(Records with drawing code)

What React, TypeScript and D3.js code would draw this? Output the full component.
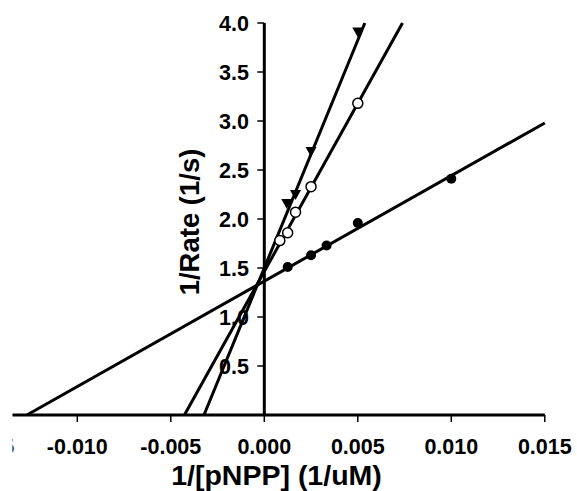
import React from "react";
import * as d3 from "d3";

// Lineweaver-Burk data: 1/[pNPP] (1/uM) vs 1/Rate (1/s)
const filledX = [0.00125, 0.0025, 0.00333, 0.005, 0.01];
const filledY = [1.51, 1.63, 1.73, 1.96, 2.41];
const openX = [0.00083, 0.00125, 0.00167, 0.0025, 0.005];
const openY = [1.78, 1.86, 2.07, 2.33, 3.18];
const triX = [0.0012, 0.00167, 0.0025, 0.005];
const triY = [2.16, 2.25, 2.69, 3.91];

// Fitted lines: [slope, intercept] for filled, open, triangle series
const fitSlopes = [107.6, 343, 465];
const fitIntercepts = [1.366, 1.465, 1.5];

const xTicks = [-0.015, -0.01, -0.005, 0, 0.005, 0.01, 0.015];
const yTicks = [0.5, 1.0, 1.5, 2.0, 2.5, 3.0, 3.5, 4.0];

const W = 577;
const H = 491;
const FONT = "'Liberation Sans', Arial, sans-serif";

export default function App() {
  const x = d3.scaleLinear().domain([-0.015, 0.015]).range([-16.2, 544.8]);
  const y = d3.scaleLinear().domain([0, 4]).range([415, 23]);
  const x0 = x(0);
  const y0 = y(0);

  const line = d3
    .line<[number, number]>()
    .x((d) => x(d[0]))
    .y((d) => y(d[1]));

  // Each fit spans from the x-axis up to the top of the y range or the right edge
  const fitSegments = fitSlopes.map((m, i) => {
    const b = fitIntercepts[i];
    const xStart = -b / m;
    let xEnd = (4 - b) / m;
    if (xEnd > 0.015) xEnd = 0.015;
    return [
      [xStart, 0],
      [xEnd, m * xEnd + b],
    ] as [number, number][];
  });

  const tri = (cx: number, cy: number) => {
    const s = 5.5;
    return `M${cx - s},${cy - s * 0.8}L${cx + s},${cy - s * 0.8}L${cx},${cy + s * 1.0}Z`;
  };

  return (
    <svg
      width={W}
      height={H}
      style={{ position: "absolute", left: 0, top: 0, background: "#fff" }}
    >
      <defs>
        <clipPath id="area">
          <rect x={12.5} y={0} width={W - 12.5} height={H} />
        </clipPath>
      </defs>
      <rect x={0} y={0} width={W} height={H} fill="#fff" />
      <g clipPath="url(#area)">
        {/* x tick labels */}
        {xTicks.map((t) => (
          <text
            key={"xl" + t}
            x={x(t)}
            y={454}
            textAnchor="middle"
            fontFamily={FONT}
            fontWeight="bold"
            fontSize={21.5}
            fill="#000"
          >
            {d3.format(".3f")(t).replace("−", "-")}
          </text>
        ))}
        {/* y tick labels */}
        {yTicks.map((t) => (
          <text
            key={"yl" + t}
            x={249}
            y={y(t) + 7.5}
            textAnchor="end"
            fontFamily={FONT}
            fontWeight="bold"
            fontSize={21.5}
            fill="#000"
          >
            {d3.format(".1f")(t)}
          </text>
        ))}
        {/* axis titles */}
        <text
          x={276.5}
          y={484.5}
          textAnchor="middle"
          fontFamily={FONT}
          fontWeight="bold"
          fontSize={28.5}
          fill="#000"
        >
          1/[pNPP] (1/uM)
        </text>
        <text
          transform={`translate(199,222) rotate(-90)`}
          textAnchor="middle"
          fontFamily={FONT}
          fontWeight="bold"
          fontSize={27.5}
          fill="#000"
        >
          1/Rate (1/s)
        </text>

        {/* axes */}
        <line x1={x(-0.015)} x2={x(0.015)} y1={y0} y2={y0} stroke="#000" strokeWidth={3} />
        <line x1={x0} x2={x0} y1={y(0)} y2={y(4)} stroke="#000" strokeWidth={3} />
        {xTicks.map((t) => (
          <line
            key={"xt" + t}
            x1={x(t)}
            x2={x(t)}
            y1={y0}
            y2={y0 + 7}
            stroke="#000"
            strokeWidth={1.5}
          />
        ))}
        {yTicks.map((t) => (
          <line
            key={"yt" + t}
            x1={x0 - 7}
            x2={x0}
            y1={y(t)}
            y2={y(t)}
            stroke="#000"
            strokeWidth={1.5}
          />
        ))}

        {/* fitted lines */}
        {fitSegments.map((seg, i) => (
          <path key={"fit" + i} d={line(seg) || ""} fill="none" stroke="#000" strokeWidth={3} />
        ))}

        {/* markers */}
        {filledX.map((v, i) => (
          <circle key={"f" + i} cx={x(v)} cy={y(filledY[i])} r={5} fill="#000" />
        ))}
        {openX.map((v, i) => (
          <circle
            key={"o" + i}
            cx={x(v)}
            cy={y(openY[i])}
            r={5}
            fill="#fff"
            stroke="#000"
            strokeWidth={1.5}
          />
        ))}
        {triX.map((v, i) => (
          <path key={"t" + i} d={tri(x(v), y(triY[i]))} fill="#000" />
        ))}
      </g>
    </svg>
  );
}
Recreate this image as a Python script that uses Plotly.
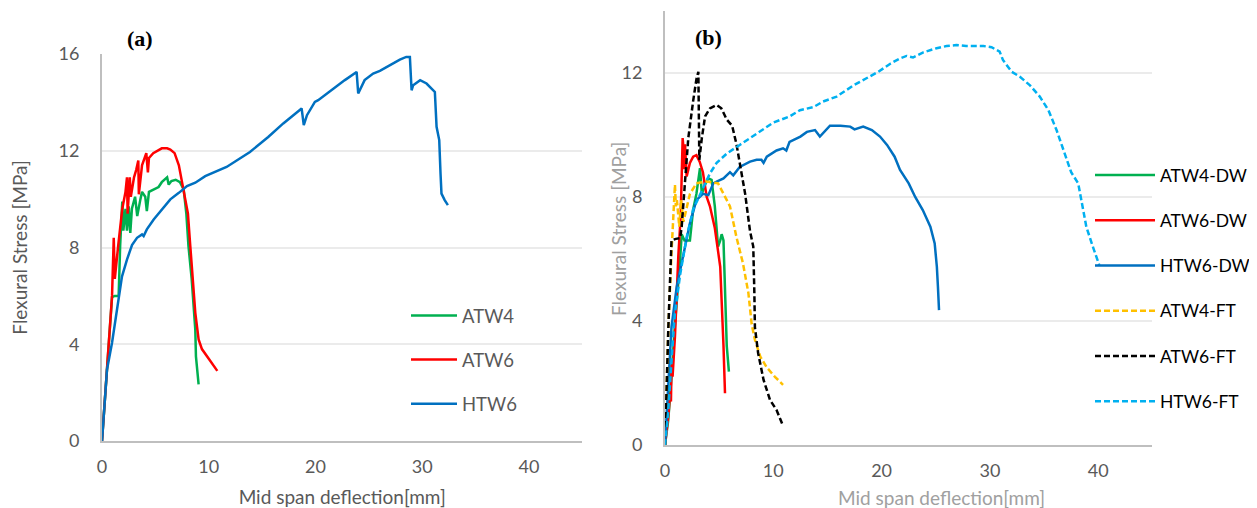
import plotly.graph_objects as go

# ---------------- Panel (a) data ----------------
a_atw4_x = [0, 0.3, 0.6, 0.94, 1.2, 1.56, 1.7, 1.9, 2.0, 2.2, 2.34, 2.5, 2.65, 2.8, 3.1, 3.3, 3.6, 3.75,
            4.05, 4.2, 4.4, 4.8, 5.3, 5.6, 6.1, 6.25, 6.5, 6.9, 7.3, 7.65, 7.9, 8.1, 8.4, 8.74, 8.8, 9.05]
a_atw4_y = [0, 2.0, 4.0, 5.95, 6.0, 6.0, 8.06, 9.9, 8.7, 9.6, 8.7, 9.7, 8.6, 9.6, 10.1, 9.3, 10.0, 10.3,
            10.1, 9.5, 10.3, 10.4, 10.5, 10.7, 10.9, 10.6, 10.75, 10.8, 10.7, 10.4, 9.4, 8.06, 6.7, 4.6, 3.5, 2.34]

a_atw6_x = [0, 0.3, 0.62, 0.94, 1.1, 1.15, 1.2, 1.5, 1.9, 2.2, 2.34, 2.4, 2.6, 2.7, 3.0, 3.2, 3.4, 3.45,
            3.75, 4.15, 4.3, 4.4, 4.8, 5.6, 6.1, 6.4, 6.8, 7.2, 7.65, 8.05, 8.27, 8.5, 8.74, 9.05, 9.36, 10.0, 10.8]
a_atw6_y = [0, 1.8, 4.06, 6.0, 8.4, 7.5, 6.7, 8.0, 9.6, 10.3, 10.9, 9.4, 10.9, 10.1, 10.9, 11.2, 11.6, 10.2,
            11.4, 11.9, 11.1, 11.7, 11.9, 12.1, 12.1, 12.05, 11.9, 11.4, 10.4, 9.4, 8.06, 6.7, 5.3, 4.2, 3.8, 3.4, 2.9]

a_htw6_x = [0, 0.47, 0.94, 1.25, 1.56, 1.87, 2.34, 2.81, 3.28, 3.75, 3.9, 4.2, 4.84, 5.6, 6.4, 7.2, 7.96,
            8.74, 9.67, 11.67, 13.86, 15.57, 16.98, 18.7, 18.9, 19.2, 19.94, 20.25, 21.66, 22.75, 23.85, 24.0,
            24.6, 25.4, 26.03, 26.8, 27.9, 28.5, 28.84, 29.0, 29.15, 29.8, 30.4, 30.87, 31.18, 31.34, 31.59,
            31.71, 31.8, 32.1, 32.4]
a_htw6_y = [0, 2.96, 4.06, 5.03, 6.0, 6.8, 7.5, 8.1, 8.4, 8.54, 8.47, 8.75, 9.16, 9.57, 9.99, 10.26, 10.54,
            10.68, 10.95, 11.33, 11.95, 12.57, 13.13, 13.75, 13.06, 13.47, 14.02, 14.09, 14.57, 14.92, 15.26, 14.37,
            14.92, 15.19, 15.3, 15.5, 15.77, 15.88, 15.88, 14.5, 14.71, 14.92, 14.78, 14.57, 14.43, 12.99, 12.44,
            11.06, 10.23, 9.96, 9.75]

# ---------------- Panel (b) data ----------------
b_atw4dw_x = [0, 0.3, 0.6, 0.9, 1.4, 1.54, 1.8, 2.3, 2.45, 2.6, 2.9, 3.23, 3.4, 3.7, 4.0, 4.3, 4.6, 4.9,
              5.1, 5.23, 5.4, 5.54, 5.7, 5.9]
b_atw4dw_y = [0, 0.8, 2.2, 3.8, 6.0, 6.8, 6.6, 6.6, 7.1, 7.6, 8.1, 8.93, 8.1, 8.4, 8.6, 8.55, 7.7, 6.4,
              6.6, 6.8, 6.6, 4.9, 3.2, 2.37]

b_atw6dw_x = [0, 0.2, 0.35, 0.46, 0.55, 0.6, 0.7, 0.92, 1.08, 1.23, 1.45, 1.54, 1.63, 1.7, 1.75, 1.85, 2.0,
              2.3, 2.6, 2.9, 3.2, 3.5, 3.85, 4.15, 4.6, 5.1, 5.25, 5.4, 5.54]
b_atw6dw_y = [0, 0.6, 1.1, 1.67, 1.4, 2.6, 2.2, 3.5, 4.9, 6.1, 7.4, 8.66, 9.9, 9.6, 8.9, 9.7, 8.66,
              9.1, 9.3, 9.35, 9.14, 8.8, 8.0, 7.7, 7.0, 5.75, 4.7, 3.2, 1.67]

b_htw6dw_x = [0, 0.3, 0.6, 1.08, 1.7, 2.3, 2.9, 3.5, 4.0, 4.15, 4.46, 4.77, 5.4, 6.0, 6.3, 6.9, 7.85, 8.46,
              8.9, 9.1, 9.4, 10.3, 10.9, 11.2, 11.5, 12.5, 13.1, 13.85, 14.3, 15.23, 16.2, 17.1, 17.5, 18.3,
              19.1, 19.85, 20.5, 21.2, 21.7, 22.5, 23.1, 23.8, 24.5, 24.9, 25.1, 25.2, 25.3]
b_htw6dw_y = [0, 1.9, 3.8, 5.1, 6.2, 7.15, 7.9, 8.1, 8.06, 8.17, 8.44, 8.5, 8.6, 8.8, 8.7, 8.97, 9.14, 9.2,
              9.2, 9.1, 9.3, 9.5, 9.57, 9.5, 9.78, 9.95, 10.1, 10.16, 9.95, 10.3, 10.3, 10.27, 10.18, 10.27,
              10.16, 9.95, 9.68, 9.3, 8.87, 8.44, 8.0, 7.58, 7.04, 6.5, 5.75, 5.1, 4.35]

b_atw4ft_x = [0, 0.15, 0.31, 0.6, 0.77, 0.92, 1.0, 1.1, 1.32, 1.48, 1.7, 2.0, 2.3, 2.9, 3.85, 4.9, 5.4,
              6.0, 6.6, 7.2, 7.7, 8.0, 8.3, 8.8, 9.4, 10.15, 10.9]
b_atw4ft_y = [0, 2.0, 3.8, 6.2, 7.4, 8.4, 7.7, 7.9, 7.04, 7.9, 7.2, 7.7, 8.1, 8.44, 8.5, 8.44, 8.1,
              7.7, 6.7, 5.86, 4.9, 3.9, 3.4, 2.85, 2.5, 2.2, 1.94]

b_atw6ft_x = [0, 0.15, 0.31, 0.6, 1.0, 1.4, 1.54, 1.85, 2.15, 2.6, 2.9, 3.08, 3.17, 3.4, 3.7, 4.15, 4.77,
              5.2, 5.7, 6.2, 6.6, 6.9, 7.4, 7.85, 8.15, 8.25, 8.3, 8.6, 9.1, 9.7, 10.3, 10.86]
b_atw6ft_y = [0, 2.0, 3.8, 6.6, 6.65, 6.67, 7.04, 8.5, 9.9, 11.1, 11.8, 12.04, 9.2, 9.9, 10.6, 10.86, 10.97,
              10.86, 10.5, 10.3, 9.7, 9.1, 8.1, 6.9, 6.4, 4.9, 3.8, 2.96, 2.1, 1.45, 1.13, 0.65]

b_htw6ft_x = [0, 0.3, 0.6, 0.9, 1.4, 2.0, 2.6, 3.5, 4.15, 4.77, 5.7, 6.9, 8.46, 10.0, 11.5, 12.46, 13.7,
              14.6, 15.85, 16.5, 17.4, 18.6, 19.7, 20.8, 21.7, 22.3, 22.9, 23.8, 25.08, 26.0, 26.9, 27.8,
              29.4, 30.15, 30.9, 31.2, 32.0, 32.77, 33.7, 34.6, 35.4, 36.15, 36.9, 37.5, 38.15, 38.46, 38.9,
              39.5, 40.1]
b_htw6ft_y = [0, 1.1, 2.7, 4.2, 5.5, 6.7, 7.6, 8.3, 8.76, 9.1, 9.4, 9.68, 10.05, 10.4, 10.6, 10.8, 10.9,
              11.08, 11.24, 11.4, 11.6, 11.83, 12.04, 12.3, 12.47, 12.55, 12.5, 12.66, 12.8, 12.87, 12.9, 12.87,
              12.87, 12.83, 12.69, 12.42, 12.04, 11.88, 11.6, 11.24, 10.8, 10.16, 9.4, 8.8, 8.44, 7.9, 7.04,
              6.4, 5.8]

x_ticks = [0, 10, 20, 30, 40]
ya_ticks = [0, 4, 8, 12, 16]
yb_ticks = [0, 4, 8, 12]

X_TITLE = "Mid span deflection[mm]"
Y_TITLE = "Flexural Stress [MPa]"

GREEN, RED, BLUE = "#00B050", "#FF0000", "#0070C0"
YELLOW, BLACK, LBLUE = "#FFC000", "#000000", "#00B0F0"
DASH = "6px,3px"
FONT = "Lato, 'Open Sans', sans-serif"

fig = go.Figure()


def add(x, y, name, color, dash, xa, ya, legend):
    fig.add_trace(go.Scatter(
        x=x, y=y, name=name, mode="lines", xaxis=xa, yaxis=ya,
        line=dict(color=color, width=2.5, dash=dash),
        legend=legend, legendgroup=name,
    ))


add(a_atw4_x, a_atw4_y, "ATW4", GREEN, "solid", "x", "y", "legend")
add(a_atw6_x, a_atw6_y, "ATW6", RED, "solid", "x", "y", "legend")
add(a_htw6_x, a_htw6_y, "HTW6", BLUE, "solid", "x", "y", "legend")

add(b_atw4dw_x, b_atw4dw_y, "ATW4-DW", GREEN, "solid", "x2", "y2", "legend2")
add(b_atw6dw_x, b_atw6dw_y, "ATW6-DW", RED, "solid", "x2", "y2", "legend2")
add(b_htw6dw_x, b_htw6dw_y, "HTW6-DW", BLUE, "solid", "x2", "y2", "legend2")
add(b_atw4ft_x, b_atw4ft_y, "ATW4-FT", YELLOW, DASH, "x2", "y2", "legend2")
add(b_atw6ft_x, b_atw6ft_y, "ATW6-FT", BLACK, DASH, "x2", "y2", "legend2")
add(b_htw6ft_x, b_htw6ft_y, "HTW6-FT", LBLUE, DASH, "x2", "y2", "legend2")

# page body has an 8px margin: the figure is placed at (8, 8) in the window
OFF = 8
W, H = 1257 - OFF, 508 - OFF


def px(sx):  # window x pixel -> paper fraction
    return (sx - OFF) / W


def py(sy):  # window y pixel -> paper fraction
    return (508 - sy) / H


AXLINE = "#BFBFBF"
GRID = "#EBEBEB"
TICKC = "#595959"
TITLE_A = "#595959"
TITLE_B = "#A0A0A0"
FS_TICK = 18
FS_TITLE = 19


def xax(domain, title):
    return dict(
        domain=domain, range=[0, 45], tickvals=x_ticks, showgrid=False, zeroline=False, automargin=False,
        showline=True, linecolor=AXLINE, linewidth=2, ticks="", ticklabelstandoff=8,
        tickfont=dict(family=FONT, size=FS_TICK, color=TICKC),
        title=title,
    )


def yax(domain, rng, tv, anchor, title):
    return dict(
        domain=domain, range=rng, tickvals=tv, showgrid=True, gridcolor=GRID, gridwidth=2, automargin=False,
        zeroline=False, showline=True, linecolor=AXLINE, linewidth=2, ticks="", ticklabelstandoff=17,
        tickfont=dict(family=FONT, size=FS_TICK, color=TICKC), anchor=anchor,
        title=title,
    )


fig.update_layout(
    width=W, height=H, margin=dict(l=0, r=0, t=0, b=0),
    paper_bgcolor="white", plot_bgcolor="white",
    xaxis=dict(xax([px(102), px(582.4)],
                   dict(text=X_TITLE, font=dict(family=FONT, size=FS_TITLE, color=TITLE_A), standoff=16)),
               anchor="y"),
    yaxis=yax([py(441), py(54)], [0, 16], ya_ticks, "x",
              dict(text=Y_TITLE, font=dict(family=FONT, size=FS_TITLE, color=TITLE_A), standoff=28)),
    xaxis2=dict(xax([px(665), px(1152.4)], None), anchor="y2"),
    yaxis2=yax([py(445), py(11)], [0, 14], yb_ticks, "x2", None),
    legend=dict(x=px(406), y=py(297), xanchor="left", yanchor="top",
                bgcolor="rgba(0,0,0,0)", traceorder="grouped", tracegroupgap=17,
                font=dict(family=FONT, size=18.5, color="#595959"), itemwidth=46),
    legend2=dict(x=px(1090), y=py(157), xanchor="left", yanchor="top",
                 bgcolor="rgba(0,0,0,0)", traceorder="grouped", tracegroupgap=19.5,
                 font=dict(family=FONT, size=17.5, color="#000000"), itemwidth=60),
    showlegend=True,
    annotations=[
        # panel (b) axis titles (placed as in the reference, off-centre from the axes)
        dict(text=X_TITLE, x=px(941), y=py(497), xref="paper", yref="paper",
             xanchor="center", yanchor="middle", showarrow=False,
             font=dict(family=FONT, size=FS_TITLE, color=TITLE_B)),
        dict(text=Y_TITLE, x=px(619), y=py(229), xref="paper", yref="paper", textangle=-90,
             xanchor="center", yanchor="middle", showarrow=False,
             font=dict(family=FONT, size=FS_TITLE, color=TITLE_B)),
        dict(text="<b>(a)</b>", x=px(140), y=py(38), xref="paper", yref="paper",
             xanchor="center", yanchor="middle",
             showarrow=False, font=dict(family="Liberation Serif, serif", size=22, color="black")),
        dict(text="<b>(b)</b>", x=px(708), y=py(37), xref="paper", yref="paper",
             xanchor="center", yanchor="middle",
             showarrow=False, font=dict(family="Liberation Serif, serif", size=22, color="black")),
    ],
)

fig.write_html("out.html")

§ What you have to do
Show the lines of the records that include the string "React".

§ The solution
What React, TypeScript and D3.js code would draw this? Output the full component.
import React from "react";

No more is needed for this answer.